By Doug and Polly Smith
Niagara Gazette — Dear Mainland Memorialists — Since last we wrote, our population is down one, our memories up many. The pews filled up at St. Stephen Wednesday morning for a farewell to Jackie LaMancuso, the best “do’s” on the Island getting their heads together to try to comfort her husband Carlo, to whom she’d been married for 62 years.
Sixty-two years! Good heavens, compared to that, we’re so new at this we’ll probably have to show the clerk our marriage license next time we check in at the Red Coach.
Artist, cook, gardener, Jackie had a mind of her own. She tried golf once but gave it up after one summer because the “real” players were “too mean,” as Carlo recalled with a wan smile. In short, she slowed up their game by hitting the ball too often. “But she stuck it right out to the end of the year, and she was getting better.”

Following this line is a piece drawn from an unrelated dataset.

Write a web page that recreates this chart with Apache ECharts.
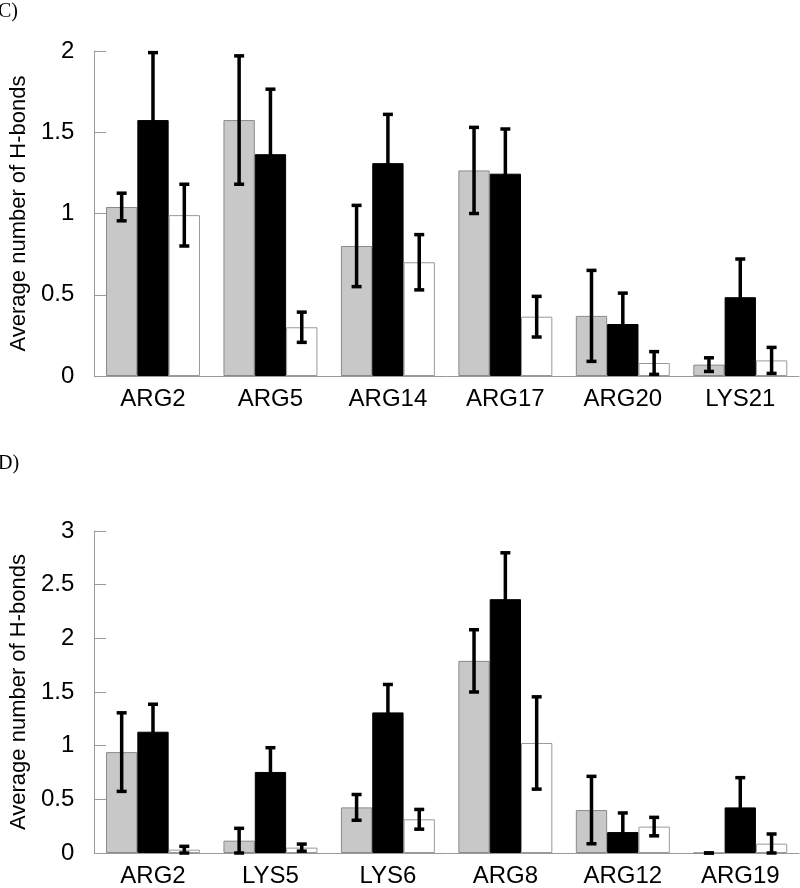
<!DOCTYPE html>
<html>
<head>
<meta charset="utf-8">
<script src="https://cdn.jsdelivr.net/npm/echarts@6/dist/echarts.min.js"></script>
<style>
html,body{margin:0;padding:0;background:#fff;}
#chart{width:800px;height:888px;}
</style>
</head>
<body>
<div id="chart"></div>
<script>
// Panel C
var catsC = ['ARG2','ARG5','ARG14','ARG17','ARG20','LYS21'];
var grayC = [1.04, 1.575, 0.80, 1.265, 0.37, 0.07];
var grayErrC = [0.085, 0.395, 0.25, 0.265, 0.28, 0.042];
var blackC = [1.575, 1.365, 1.31, 1.245, 0.32, 0.485];
var blackErrC = [0.415, 0.40, 0.30, 0.275, 0.19, 0.235];
var whiteC = [0.99, 0.30, 0.70, 0.365, 0.08, 0.096];
var whiteErrC = [0.19, 0.093, 0.17, 0.125, 0.07, 0.08];
// Panel D
var catsD = ['ARG2','LYS5','LYS6','ARG8','ARG12','ARG19'];
var grayD = [0.94, 0.115, 0.425, 1.79, 0.40, 0];
var grayErrD = [0.366, 0.115, 0.12, 0.29, 0.314, 0];
var blackD = [1.13, 0.755, 1.31, 2.365, 0.195, 0.425];
var blackErrD = [0.256, 0.226, 0.26, 0.432, 0.178, 0.277];
var whiteD = [0.031, 0.05, 0.314, 1.025, 0.246, 0.087];
var whiteErrD = [0.031, 0.033, 0.092, 0.43, 0.086, 0.09];

var yNameTxt = 'Average number of H-bonds';
var FONT = 'Liberation Sans, Arial, sans-serif';
var AXC = '#9a9a9a';

function makeErr(vals, errs, k, gi) {
  var data = vals.map(function (v, i) { return [i, v, errs[i]]; });
  return {
    type: 'custom',
    xAxisIndex: gi, yAxisIndex: gi,
    z: 10,
    silent: true,
    data: data,
    renderItem: function (params, api) {
      var i = api.value(0), v = api.value(1), e = api.value(2);
      var center = api.coord([i, 0]);
      var bw = api.size([1, 0])[0] * 0.8 / 3;
      var x = center[0] + (k - 1) * bw;
      var yt = api.coord([i, v + e])[1];
      var yb = api.coord([i, Math.max(v - e, 0)])[1];
      var hw = 5;
      var st = { stroke: '#000', lineWidth: 3.5 };
      return {
        type: 'group',
        children: [
          { type: 'line', shape: { x1: x, y1: yt, x2: x, y2: yb }, style: st },
          { type: 'line', shape: { x1: x - hw, y1: yt, x2: x + hw, y2: yt }, style: st },
          { type: 'line', shape: { x1: x - hw, y1: yb, x2: x + hw, y2: yb }, style: st }
        ]
      };
    }
  };
}

function bars(vals, color, border, gi) {
  return {
    type: 'bar', xAxisIndex: gi, yAxisIndex: gi,
    data: vals, barGap: '0%', barCategoryGap: '20%',
    itemStyle: { color: color, borderColor: border, borderWidth: 1 },
    silent: true
  };
}

function xAx(cats, gi) {
  return {
    type: 'category', gridIndex: gi, data: cats,
    axisLine: { lineStyle: { color: AXC, width: 1 } },
    axisTick: { inside: true, length: 11, lineStyle: { color: AXC } },
    axisLabel: { color: '#000', fontFamily: FONT, fontSize: 24, margin: 11 }
  };
}
function yAx(max, gi) {
  return {
    type: 'value', gridIndex: gi, min: 0, max: max, interval: 0.5,
    name: yNameTxt, nameLocation: 'middle', nameRotate: 90, nameGap: 54,
    nameTextStyle: { color: '#000', fontFamily: FONT, fontSize: 22 },
    splitLine: { show: false },
    axisLine: { show: true, lineStyle: { color: AXC, width: 1 } },
    axisTick: { show: true, inside: true, length: 12, lineStyle: { color: AXC } },
    axisLabel: { color: '#000', fontFamily: FONT, fontSize: 24, margin: 20 }
  };
}

var chart = echarts.init(document.getElementById('chart'), null, { renderer: 'canvas' });
chart.setOption({
  animation: false,
  backgroundColor: '#fff',
  graphic: [
    { type: 'text', left: -2, top: 2, style: { text: 'C)', font: '20px "Liberation Serif", serif', fill: '#000' } },
    { type: 'text', left: -2, top: 454, style: { text: 'D)', font: '20px "Liberation Serif", serif', fill: '#000' } }
  ],
  grid: [
    { left: 94, right: 1, top: 51, height: 325 },
    { left: 94, right: 1, top: 531, height: 325 }
  ],
  xAxis: [xAx(catsC, 0), xAx(catsD, 1)],
  yAxis: [yAx(2, 0), yAx(3, 1)],
  series: [
    bars(grayC, '#c8c8c8', '#8a8a8a', 0),
    bars(blackC, '#000', '#000', 0),
    bars(whiteC, '#fff', '#999', 0),
    makeErr(grayC, grayErrC, 0, 0),
    makeErr(blackC, blackErrC, 1, 0),
    makeErr(whiteC, whiteErrC, 2, 0),
    bars(grayD, '#c8c8c8', '#8a8a8a', 1),
    bars(blackD, '#000', '#000', 1),
    bars(whiteD, '#fff', '#999', 1),
    makeErr(grayD, grayErrD, 0, 1),
    makeErr(blackD, blackErrD, 1, 1),
    makeErr(whiteD, whiteErrD, 2, 1)
  ]
});
</script>
</body>
</html>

She didn’t exactly spoil her children and grandchildren, but many recalled coming over for breakfast and requesting “hot dogs and cheese.” Honest. “She didn’t care,” one recalled. “If that’s what we wanted, that’s what we got.”
And what might she have made for this occasion, we wondered as St. Stephen volunteers, “Bereavement” neatly embroidered on their blue aprons, bustled and served, hanging coats, even. “She’d have made something, that’s for sure,” Carlo said. “Pies, probably. That’s what she loved doing.”
(We interrupt this reverie for news: Our cherished “Little Old Pie Ladies” at Island Presbyterian have cooled their ovens for this season. They had the business, but not the bakers. We will truly miss their just desserts.)
Back to Jackie and Carlo. Although best known for the hairstyles designed in his off-stucco parlor near the South Bridge, he could cook a little, too. Kept him off the front lines in Korea, when the officers found out and assigned him to their kitchen.
But those talents paled in comparison to his dedication to his wife. No party marked their 60th anniversary. She wasn’t well enough to leave the house, hadn’t been since their 58th.
And that’s what they talked about mostly over lunch, how, with the help of his family, Carlo had painstaking cared for her, with the goal of making sure she would stay to the end in the house that he and his father had built in 1960. Few possess such perseverance. Four years ago, hospice came and left.
In “Tuesdays with…” Morrie warns Mitch: “Maybe you’re not so good with sick people…” Carlo never thought of Jackie as a sick person. She was his wife. “In sickness and in health,” as it goes.
“I never once thought of it as work,” he said. And so Jackie died at home. He wouldn’t have had it any other way.